> Required work
Output the material below unchanged, apart from leaving out the pictures.

> Collected data
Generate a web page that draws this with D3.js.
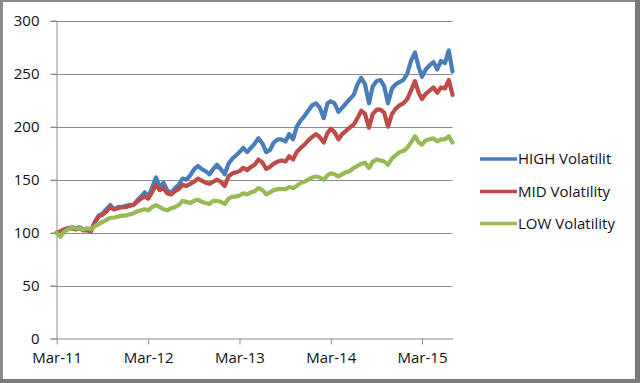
<!DOCTYPE html>
<html><head><meta charset="utf-8">
<script src="https://cdn.jsdelivr.net/npm/d3@7"></script>
<style>html,body{margin:0;padding:0;background:#fff;}svg{display:block;}</style>
</head><body>
<svg id="c" width="640" height="383"></svg>
<script>
const dates = [
"2011-03-01","2011-03-16","2011-04-01","2011-04-16","2011-05-01","2011-05-16","2011-06-01","2011-06-16","2011-07-01","2011-07-16",
"2011-08-01","2011-08-16","2011-09-01","2011-09-16","2011-10-01","2011-10-16","2011-11-01","2011-11-16","2011-12-01","2011-12-16",
"2012-01-01","2012-01-16","2012-02-01","2012-02-16","2012-03-01","2012-03-16","2012-04-01","2012-04-16","2012-05-01","2012-05-16",
"2012-06-01","2012-06-16","2012-07-01","2012-07-16","2012-08-01","2012-08-16","2012-09-01","2012-09-16","2012-10-01","2012-10-16",
"2012-11-01","2012-11-16","2012-12-01","2012-12-16","2013-01-01","2013-01-16","2013-02-01","2013-02-16","2013-03-01","2013-03-16",
"2013-04-01","2013-04-16","2013-05-01","2013-05-16","2013-06-01","2013-06-16","2013-07-01","2013-07-16","2013-08-01","2013-08-16",
"2013-09-01","2013-09-16","2013-10-01","2013-10-16","2013-11-01","2013-11-16","2013-12-01","2013-12-16","2014-01-01","2014-01-16",
"2014-02-01","2014-02-16","2014-03-01","2014-03-16","2014-04-01","2014-04-16","2014-05-01","2014-05-16","2014-06-01","2014-06-16",
"2014-07-01","2014-07-16","2014-08-01","2014-08-16","2014-09-01","2014-09-16","2014-10-01","2014-10-16","2014-11-01","2014-11-16",
"2014-12-01","2014-12-16","2015-01-01","2015-01-16","2015-02-01","2015-02-16","2015-03-01","2015-03-16","2015-04-01","2015-04-16",
"2015-05-01","2015-05-16","2015-06-01","2015-06-16","2015-07-01"];

const highVol = [
100,101,103,104,105,104,105,103,103,102,
110,116,118,122,126,122,124,124,125,126,
126,130,134,138,134,142,152,143,147,140,
137,142,145,151,150,154,160,163,160,158,
155,160,164,160,155,165,170,173,176,180,
176,180,184,189,184,176,178,185,188,188,
186,193,188,200,206,210,215,220,222,218,
208,222,224,222,214,218,222,226,230,240,
246,240,222,238,243,244,238,222,236,240,
242,244,250,262,270,256,247,254,258,261,
254,262,260,272,252];

const midVol = [
100,101,103,104,104,103,104,102,102,101,
110,115,117,120,124,122,123,124,124,125,
126,129,132,134,132,138,145,140,142,137,
136,139,141,145,144,146,148,151,149,147,
146,148,150,148,144,153,156,157,158,161,
159,162,164,169,166,160,162,165,167,168,
167,172,169,176,180,183,187,190,193,190,
185,194,198,195,188,193,196,199,202,208,
215,212,199,212,216,216,213,200,212,217,
220,222,226,234,243,232,226,231,234,237,
232,237,236,244,230];

const lowVol = [
100,96,101,103,105,104,104,103,104,103,
106,108,110,112,114,114,115,116,116,117,
118,120,121,122,121,124,126,124,122,121,
123,124,126,130,129,128,130,131,129,128,
127,130,130,129,127,132,134,134,135,137,
136,138,139,142,140,136,138,140,141,141,
141,143,142,144,147,148,150,152,153,152,
150,154,156,155,153,155,157,158,161,163,
165,166,161,167,169,168,167,164,170,173,
176,177,180,185,191,185,183,187,188,189,
186,188,188,191,185];

const seriesNames = ["HIGH Volatilit", "MID Volatility", "LOW Volatility"];
const seriesColors = ["#4A7EBB", "#BE4B48", "#98B954"];
const yTicks = [0, 50, 100, 150, 200, 250, 300];
const xTickDates = ["2011-03-01", "2012-03-01", "2013-03-01", "2014-03-01", "2015-03-01"];

const parse = d3.timeParse("%Y-%m-%d");
const fmt = d3.timeFormat("%b-%y");
const svg = d3.select("#c");
const font = "'Open Sans', sans-serif";

// frame
svg.append("rect").attr("x", 0).attr("y", 0).attr("width", 640).attr("height", 383).attr("fill", "#fff");
svg.append("rect").attr("x", 0).attr("y", 0).attr("width", 3).attr("height", 383).attr("fill", "#8a8a8a");
svg.append("rect").attr("x", 0).attr("y", 0).attr("width", 640).attr("height", 2).attr("fill", "#8a8a8a");
svg.append("rect").attr("x", 635).attr("y", 0).attr("width", 5).attr("height", 383).attr("fill", "#7a7a7a");
svg.append("rect").attr("x", 0).attr("y", 379).attr("width", 640).attr("height", 4).attr("fill", "#7a7a7a");

const x = d3.scaleTime().domain([parse("2011-03-01"), parse("2015-07-01")]).range([56.7, 452.5]);
const y = d3.scaleLinear().domain([0, 300]).range([338.5, 20.7]);

// gridlines
svg.append("g").selectAll("line").data(yTicks.filter(v => v > 0)).join("line")
  .attr("x1", 50.5).attr("x2", 452.5)
  .attr("y1", d => Math.round(y(d)) + 0.5).attr("y2", d => Math.round(y(d)) + 0.5)
  .attr("stroke", "#8c8c8c").attr("stroke-width", 1);

// y axis
const yAxis = svg.append("g").attr("transform", "translate(56.5,0)")
  .call(d3.axisLeft(y).tickValues(yTicks).tickSize(6).tickPadding(11).tickFormat(d3.format("d")));
yAxis.select(".domain").attr("stroke", "#8c8c8c");
yAxis.selectAll(".tick line").attr("stroke", "#8c8c8c");
yAxis.selectAll(".tick text").attr("font-family", font).attr("font-size", 15).attr("fill", "#111");

// x axis
const xAxis = svg.append("g").attr("transform", "translate(0,338.5)")
  .call(d3.axisBottom(x).tickValues(xTickDates.map(parse)).tickSize(6).tickSizeOuter(0).tickPadding(8).tickFormat(fmt));
xAxis.select(".domain").attr("stroke", "#8c8c8c");
xAxis.selectAll(".tick line").attr("stroke", "#8c8c8c");
xAxis.selectAll(".tick text").attr("font-family", font).attr("font-size", 15).attr("fill", "#111");

// lines
const allSeries = [highVol, midVol, lowVol];
const line = d3.line().x((d, i) => x(parse(dates[i]))).y(d => y(d));
allSeries.forEach((vals, k) => {
  svg.append("path").datum(vals).attr("d", line)
    .attr("fill", "none").attr("stroke", seriesColors[k]).attr("stroke-width", 4.2)
    .attr("stroke-linejoin", "round").attr("stroke-linecap", "round");
});

// legend
const legY = [159, 191.5, 223.5];
seriesNames.forEach((n, k) => {
  svg.append("line").attr("x1", 480).attr("x2", 517).attr("y1", legY[k]).attr("y2", legY[k])
    .attr("stroke", seriesColors[k]).attr("stroke-width", 3.6);
  svg.append("text").attr("x", 518).attr("y", legY[k]).attr("dy", "0.35em")
    .attr("font-family", font).attr("font-size", 15).attr("fill", "#111").text(n);
});
</script>
</body></html>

> Written reply
Generate a web page that draws this with D3.js.
<!DOCTYPE html>
<html><head><meta charset="utf-8">
<script src="https://cdn.jsdelivr.net/npm/d3@7"></script>
<style>html,body{margin:0;padding:0;background:#fff;}svg{display:block;}</style>
</head><body>
<svg id="c" width="640" height="383"></svg>
<script>
const dates = [
"2011-03-01","2011-03-16","2011-04-01","2011-04-16","2011-05-01","2011-05-16","2011-06-01","2011-06-16","2011-07-01","2011-07-16",
"2011-08-01","2011-08-16","2011-09-01","2011-09-16","2011-10-01","2011-10-16","2011-11-01","2011-11-16","2011-12-01","2011-12-16",
"2012-01-01","2012-01-16","2012-02-01","2012-02-16","2012-03-01","2012-03-16","2012-04-01","2012-04-16","2012-05-01","2012-05-16",
"2012-06-01","2012-06-16","2012-07-01","2012-07-16","2012-08-01","2012-08-16","2012-09-01","2012-09-16","2012-10-01","2012-10-16",
"2012-11-01","2012-11-16","2012-12-01","2012-12-16","2013-01-01","2013-01-16","2013-02-01","2013-02-16","2013-03-01","2013-03-16",
"2013-04-01","2013-04-16","2013-05-01","2013-05-16","2013-06-01","2013-06-16","2013-07-01","2013-07-16","2013-08-01","2013-08-16",
"2013-09-01","2013-09-16","2013-10-01","2013-10-16","2013-11-01","2013-11-16","2013-12-01","2013-12-16","2014-01-01","2014-01-16",
"2014-02-01","2014-02-16","2014-03-01","2014-03-16","2014-04-01","2014-04-16","2014-05-01","2014-05-16","2014-06-01","2014-06-16",
"2014-07-01","2014-07-16","2014-08-01","2014-08-16","2014-09-01","2014-09-16","2014-10-01","2014-10-16","2014-11-01","2014-11-16",
"2014-12-01","2014-12-16","2015-01-01","2015-01-16","2015-02-01","2015-02-16","2015-03-01","2015-03-16","2015-04-01","2015-04-16",
"2015-05-01","2015-05-16","2015-06-01","2015-06-16","2015-07-01"];

const highVol = [
100,101,103,104,105,104,105,103,103,102,
110,116,118,122,126,122,124,124,125,126,
126,130,134,138,134,142,152,143,147,140,
137,142,145,151,150,154,160,163,160,158,
155,160,164,160,155,165,170,173,176,180,
176,180,184,189,184,176,178,185,188,188,
186,193,188,200,206,210,215,220,222,218,
208,222,224,222,214,218,222,226,230,240,
246,240,222,238,243,244,238,222,236,240,
242,244,250,262,270,256,247,254,258,261,
254,262,260,272,252];

const midVol = [
100,101,103,104,104,103,104,102,102,101,
110,115,117,120,124,122,123,124,124,125,
126,129,132,134,132,138,145,140,142,137,
136,139,141,145,144,146,148,151,149,147,
146,148,150,148,144,153,156,157,158,161,
159,162,164,169,166,160,162,165,167,168,
167,172,169,176,180,183,187,190,193,190,
185,194,198,195,188,193,196,199,202,208,
215,212,199,212,216,216,213,200,212,217,
220,222,226,234,243,232,226,231,234,237,
232,237,236,244,230];

const lowVol = [
100,96,101,103,105,104,104,103,104,103,
106,108,110,112,114,114,115,116,116,117,
118,120,121,122,121,124,126,124,122,121,
123,124,126,130,129,128,130,131,129,128,
127,130,130,129,127,132,134,134,135,137,
136,138,139,142,140,136,138,140,141,141,
141,143,142,144,147,148,150,152,153,152,
150,154,156,155,153,155,157,158,161,163,
165,166,161,167,169,168,167,164,170,173,
176,177,180,185,191,185,183,187,188,189,
186,188,188,191,185];

const seriesNames = ["HIGH Volatilit", "MID Volatility", "LOW Volatility"];
const seriesColors = ["#4A7EBB", "#BE4B48", "#98B954"];
const yTicks = [0, 50, 100, 150, 200, 250, 300];
const xTickDates = ["2011-03-01", "2012-03-01", "2013-03-01", "2014-03-01", "2015-03-01"];

const parse = d3.timeParse("%Y-%m-%d");
const fmt = d3.timeFormat("%b-%y");
const svg = d3.select("#c");
const font = "'Open Sans', sans-serif";

// frame
svg.append("rect").attr("x", 0).attr("y", 0).attr("width", 640).attr("height", 383).attr("fill", "#fff");
svg.append("rect").attr("x", 0).attr("y", 0).attr("width", 3).attr("height", 383).attr("fill", "#8a8a8a");
svg.append("rect").attr("x", 0).attr("y", 0).attr("width", 640).attr("height", 2).attr("fill", "#8a8a8a");
svg.append("rect").attr("x", 635).attr("y", 0).attr("width", 5).attr("height", 383).attr("fill", "#7a7a7a");
svg.append("rect").attr("x", 0).attr("y", 379).attr("width", 640).attr("height", 4).attr("fill", "#7a7a7a");

const x = d3.scaleTime().domain([parse("2011-03-01"), parse("2015-07-01")]).range([56.7, 452.5]);
const y = d3.scaleLinear().domain([0, 300]).range([338.5, 20.7]);

// gridlines
svg.append("g").selectAll("line").data(yTicks.filter(v => v > 0)).join("line")
  .attr("x1", 50.5).attr("x2", 452.5)
  .attr("y1", d => Math.round(y(d)) + 0.5).attr("y2", d => Math.round(y(d)) + 0.5)
  .attr("stroke", "#8c8c8c").attr("stroke-width", 1);

// y axis
const yAxis = svg.append("g").attr("transform", "translate(56.5,0)")
  .call(d3.axisLeft(y).tickValues(yTicks).tickSize(6).tickPadding(11).tickFormat(d3.format("d")));
yAxis.select(".domain").attr("stroke", "#8c8c8c");
yAxis.selectAll(".tick line").attr("stroke", "#8c8c8c");
yAxis.selectAll(".tick text").attr("font-family", font).attr("font-size", 15).attr("fill", "#111");

// x axis
const xAxis = svg.append("g").attr("transform", "translate(0,338.5)")
  .call(d3.axisBottom(x).tickValues(xTickDates.map(parse)).tickSize(6).tickSizeOuter(0).tickPadding(8).tickFormat(fmt));
xAxis.select(".domain").attr("stroke", "#8c8c8c");
xAxis.selectAll(".tick line").attr("stroke", "#8c8c8c");
xAxis.selectAll(".tick text").attr("font-family", font).attr("font-size", 15).attr("fill", "#111");

// lines
const allSeries = [highVol, midVol, lowVol];
const line = d3.line().x((d, i) => x(parse(dates[i]))).y(d => y(d));
allSeries.forEach((vals, k) => {
  svg.append("path").datum(vals).attr("d", line)
    .attr("fill", "none").attr("stroke", seriesColors[k]).attr("stroke-width", 4.2)
    .attr("stroke-linejoin", "round").attr("stroke-linecap", "round");
});

// legend
const legY = [159, 191.5, 223.5];
seriesNames.forEach((n, k) => {
  svg.append("line").attr("x1", 480).attr("x2", 517).attr("y1", legY[k]).attr("y2", legY[k])
    .attr("stroke", seriesColors[k]).attr("stroke-width", 3.6);
  svg.append("text").attr("x", 518).attr("y", legY[k]).attr("dy", "0.35em")
    .attr("font-family", font).attr("font-size", 15).attr("fill", "#111").text(n);
});
</script>
</body></html>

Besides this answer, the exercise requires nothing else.